La escala de los mapas, sean los topográficos de 1: 50.000,
los más precisos de 1:25.000 o la orientación por GPS no son simples
instrumentos. Tienen detrás una historia de traslación, de cartografía y una
base material de prácticas, triangulaciones, movimientos en el territorio, o de
satélites, cohetes para ponerlos en órbita y artefactos receptores de señales.
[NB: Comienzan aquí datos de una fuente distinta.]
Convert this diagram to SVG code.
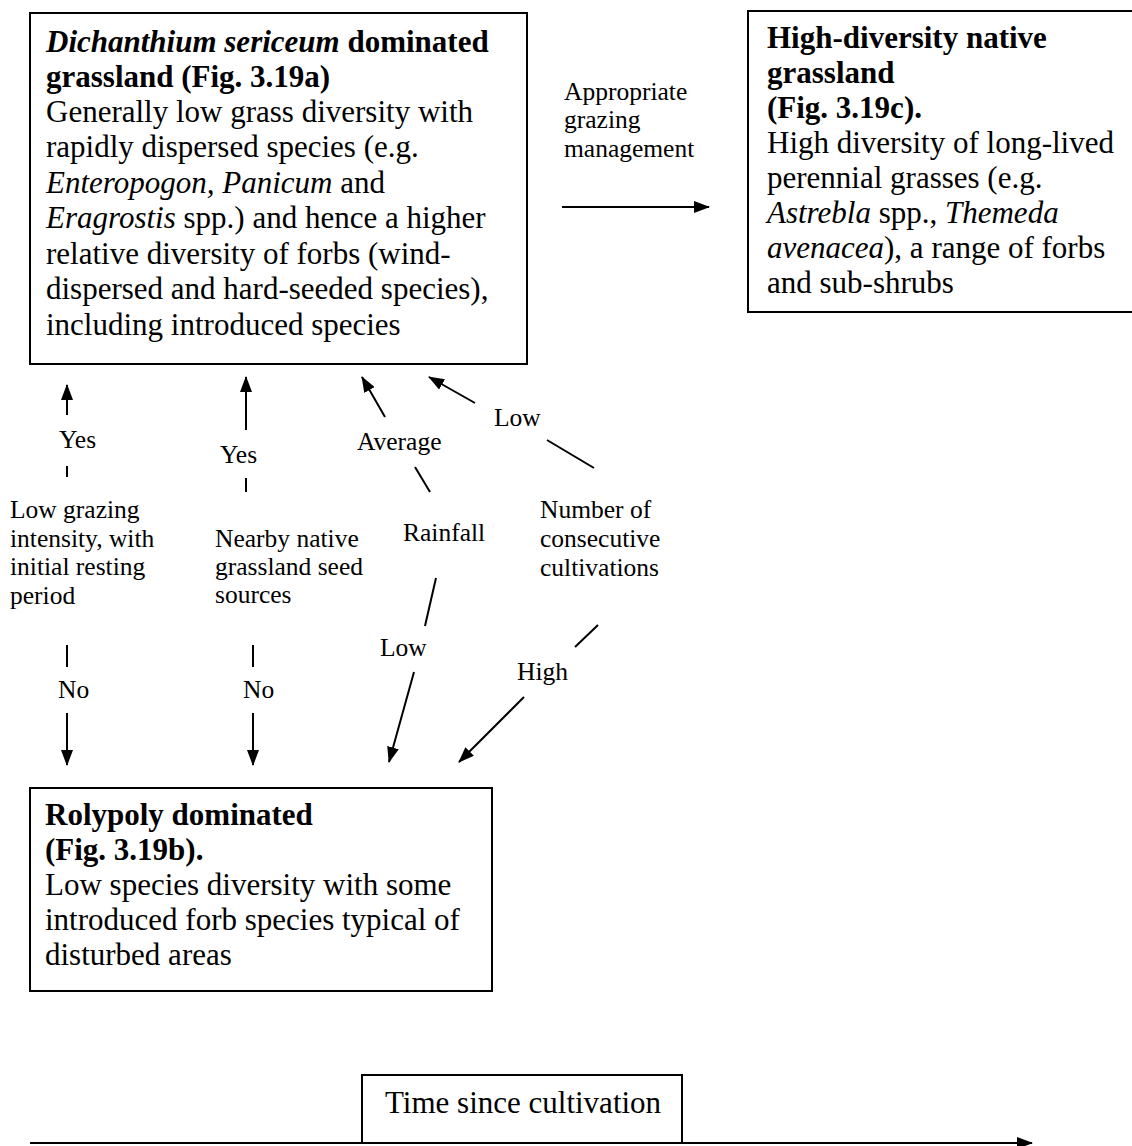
<svg xmlns="http://www.w3.org/2000/svg" width="1132" height="1146" viewBox="0 0 1132 1146">
<defs>
<marker id="ah" markerUnits="userSpaceOnUse" markerWidth="16" markerHeight="12" refX="15" refY="6" orient="auto">
<path d="M0,0 L16,6 L0,12 Z" fill="#000"/>
</marker>
<style>
.box{fill:#fff;stroke:#000;stroke-width:2}
.t{font-family:"Liberation Serif","Times New Roman",serif;font-size:31px;fill:#000}
.l{font-family:"Liberation Serif","Times New Roman",serif;font-size:25.5px;fill:#000}
.b{font-weight:bold}
.i{font-style:italic}
.c{stroke:#000;stroke-width:2;fill:none}
.a{stroke:#000;stroke-width:2;fill:none;marker-end:url(#ah)}
</style>
</defs>
<rect width="1132" height="1146" fill="#fff"/>

<g id="node-dichanthium">
<rect class="box" x="30" y="13" width="497" height="351"/>
<text class="t" x="46" y="52"><tspan class="i b">Dichanthium sericeum</tspan><tspan class="b"> dominated</tspan></text>
<text class="t b" x="46" y="87">grassland (Fig. 3.19a)</text>
<text class="t" x="46" y="122">Generally low grass diversity with</text>
<text class="t" x="46" y="157">rapidly dispersed species (e.g.</text>
<text class="t" x="46" y="193"><tspan class="i">Enteropogon, Panicum</tspan> and</text>
<text class="t" x="46" y="228"><tspan class="i">Eragrostis</tspan> spp.) and hence a higher</text>
<text class="t" x="46" y="264">relative diversity of forbs (wind-</text>
<text class="t" x="46" y="299">dispersed and hard-seeded species),</text>
<text class="t" x="46" y="335">including introduced species</text>
</g>

<g id="node-highdiversity">
<rect class="box" x="748" y="11" width="400" height="301"/>
<text class="t b" x="767" y="48">High-diversity native</text>
<text class="t b" x="767" y="83">grassland</text>
<text class="t b" x="767" y="118">(Fig. 3.19c).</text>
<text class="t" x="767" y="153">High diversity of long-lived</text>
<text class="t" x="767" y="188">perennial grasses (e.g.</text>
<text class="t" x="767" y="223"><tspan class="i">Astrebla</tspan> spp., <tspan class="i">Themeda</tspan></text>
<text class="t" x="767" y="258"><tspan class="i">avenacea</tspan>), a range of forbs</text>
<text class="t" x="767" y="293">and sub-shrubs</text>
</g>

<g id="node-rolypoly">
<rect class="box" x="30" y="788" width="462" height="203"/>
<text class="t b" x="45" y="825">Rolypoly dominated</text>
<text class="t b" x="45" y="860">(Fig. 3.19b).</text>
<text class="t" x="45" y="895">Low species diversity with some</text>
<text class="t" x="45" y="930">introduced forb species typical of</text>
<text class="t" x="45" y="965">disturbed areas</text>
</g>

<g id="node-grazing">
<text class="l" x="10" y="518">Low grazing</text>
<text class="l" x="10" y="547">intensity, with</text>
<text class="l" x="10" y="575">initial resting</text>
<text class="l" x="10" y="604">period</text>
</g>

<g id="node-seed">
<text class="l" x="215" y="547">Nearby native</text>
<text class="l" x="215" y="575">grassland seed</text>
<text class="l" x="215" y="603">sources</text>
</g>

<g id="node-rainfall">
<text class="l" x="403" y="541">Rainfall</text>
</g>

<g id="node-cultivations">
<text class="l" x="540" y="518">Number of</text>
<text class="l" x="540" y="547">consecutive</text>
<text class="l" x="540" y="576">cultivations</text>
</g>

<g id="node-time">
<rect class="box" x="362" y="1075" width="320" height="68"/>
<text class="t" x="385" y="1113">Time since cultivation</text>
</g>

<g id="connectors">
<text class="l" x="564" y="100">Appropriate</text>
<text class="l" x="564" y="128">grazing</text>
<text class="l" x="564" y="157">management</text>
<line class="a" x1="562" y1="207" x2="709" y2="207"/>

<line class="a" x1="67" y1="415" x2="67" y2="385"/>
<text class="l" x="59" y="448">Yes</text>
<line class="c" x1="67" y1="466" x2="67" y2="477"/>
<line class="c" x1="67" y1="645" x2="67" y2="667"/>
<text class="l" x="58" y="698">No</text>
<line class="a" x1="67" y1="713" x2="67" y2="765"/>

<line class="a" x1="246" y1="430" x2="246" y2="377"/>
<text class="l" x="220" y="463">Yes</text>
<line class="c" x1="246" y1="478" x2="246" y2="492"/>
<line class="c" x1="253" y1="645" x2="253" y2="667"/>
<text class="l" x="243" y="698">No</text>
<line class="a" x1="253" y1="713" x2="253" y2="765"/>

<line class="a" x1="385" y1="417" x2="362" y2="377"/>
<text class="l" x="357" y="450">Average</text>
<line class="c" x1="415" y1="467" x2="430" y2="492"/>
<line class="c" x1="436" y1="578" x2="425" y2="626"/>
<text class="l" x="380" y="656">Low</text>
<line class="a" x1="414" y1="672" x2="389" y2="762"/>

<line class="a" x1="475" y1="403" x2="429" y2="377"/>
<text class="l" x="494" y="426">Low</text>
<line class="c" x1="547" y1="440" x2="594" y2="468"/>
<line class="c" x1="598" y1="625" x2="575" y2="647"/>
<text class="l" x="517" y="680">High</text>
<line class="a" x1="524" y1="697" x2="459" y2="762"/>

<line class="a" x1="30" y1="1143" x2="1032" y2="1143"/>
</g>
</svg>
Cuando se olvida este trasfondo material, el usuario, sea persona de a pie,
soldado sin galones o epistemólogo sofisticado y oficial de estado mayor, el
agente se convierte en alguien que camina medio a ciegas y depende de que todo,
aparatos, mapas, gente, conocimientos, funcionen adecuadamente. Se pierde
agencia y autonomía. Decidir usar morteros o proyectiles inteligentes, o
hermenéutica cotidiana frente a teorías sofisticadas de bioquímica o mecánica
cuántica, es algo que depende de todo un entorno de disponibilidades y la
decisión es en sí misma inteligente y no mecánica. La epistemología, como la
guerra; la guerra, como la epistemología, solo funcionan en entornos complejos
y situados. La elección de escala de los mapas no es siempre una elección libre
sino que depende de las disponibilidades, pero también de la comprensión de la
situación.
Dejo al lector o lectora aterrorizados por la brutalidad de mi analogía la tarea pendiente de sobreponerse y sacar consecuencias filosóficas y vitales.